A friend of mine, concerned about privacy issues, just posed an excellent question… she asked me, “Mike, what about those stupid quizzes on Facebook – should I be concerned about taking those?”
If you care at all about your privacy, and much more important – if you are concerned about the privacy of any of your friends, you may want to continue reading this post. When I conclude, I will give you some tips for locking down your information on Facebook (as far as quizzes are concerned). And protect your friends as well.
As you know, each of you has a profile on Facebook. This includes things like where you went to school, your profession, where you live, your telephone number and email address, religious preference, sexual orientation, relationship status, and a plethora of other information. This information is the currency for advertisers and “data brokers”, companies that harvest information and sell it. This is a very lucrative business. The more a company knows about you, the better it can target ads. OK, so maybe that isn’t a big deal. So what is the problem with quizzes?
When you take one of those “stupid” quizzes on Facebook, such as – “what superhero are you most like?”, it prompts you with a notification that warns you about collecting your profile data. If you have taken one of these quizzes, you know exactly what I’m talking about. You might be thinking that the program behind a lot of these uses some sophisticated algorithm to come up with an answer. Wrong. The code for these are usually a joke, and they basically either randomly select an answer, or use some basic logic to come up with something that makes you feel good.
The issue is when you hit the “I agree” button, all of your profile information is gathered into a data blob and sent across the wire to the quiz provider. So you might be thinking, “this is not my problem – I would never take one of these quizzes”. Well guess what? If any of your friends like to take these quizzes, your data can be sent as well. Yes, that’s right – your data. Using something called a Graph API, a quiz provider can use code to link to all of the friends of whoever takes the quiz, and suck in all of their profile data as well. This “metadata” can then be used in a phishing scam.

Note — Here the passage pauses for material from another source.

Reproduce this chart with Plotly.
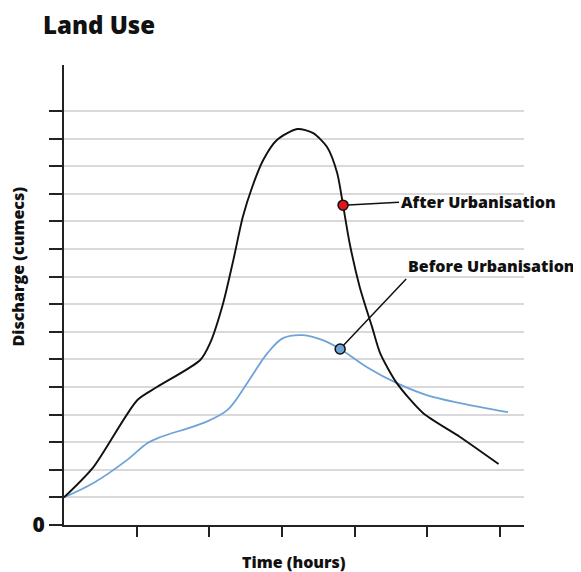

For example, let’s say I wanted to come up with a scam that sends an email to every single person who “likes” Bank of America in order to steal their profile information and then bank accounts. I want to give a quiz in an attempt to suck in their information, at which point I will send them a false email from the bank. Before I do this, I will set up a fake web site called Bank of America, and I will use a couple of tricks in order to lure them to the site. In other words, I will perform what is called a “man in the middle attack”. In the simplest terms, when they navigate to the bank’s web site, instead of going to the real bank, I will redirect them to my fake web site, which will be used to collect their account information and password.
In order to do this, I will put up a fake quiz on Facebook, which any person in the world can do. When they click on the “accept” button, the prompt telling them I am going to collect certain information but not post on Facebook, it will also suck in all the profile information of every single one of their friends. Then, I will write a program that searches everyone who likes Bank of America. Since I now have the email address of the person, I will send them a fake email that seems like it has come from the bank, but does not. At the bottom of the email will be an address that is not correct but looks real. When they click on the link, instead of going to the real bank, it will come to my site. It will then ask them for their credit card and password.
Instead of using this information myself, for which I may be caught, I will simply jump on the Deep Web, where there exists a plethora of people just eager to buy this information, and for a very good price. I will then delete the site, delete any trace of our interaction, remove the quiz from Facebook, and vanish – with a bunch of cash.
Below is a screen shot from my security settings in Facebook. Unfortunately, this screen is not so simple to find. Facebook wants it this way even though they say they don’t. They make money from advertisers because of these quizzes. So what can you do?
In order to get to this screen, and stop sharing all of your confidential data, go to “Security -> Apps -> Apps Others Use”. Here you will find a list of boxes that have checks next to each piece of profile information.
Long story short – remove the check next to every single one of these, and please – don’t take any of those stupid quizzes.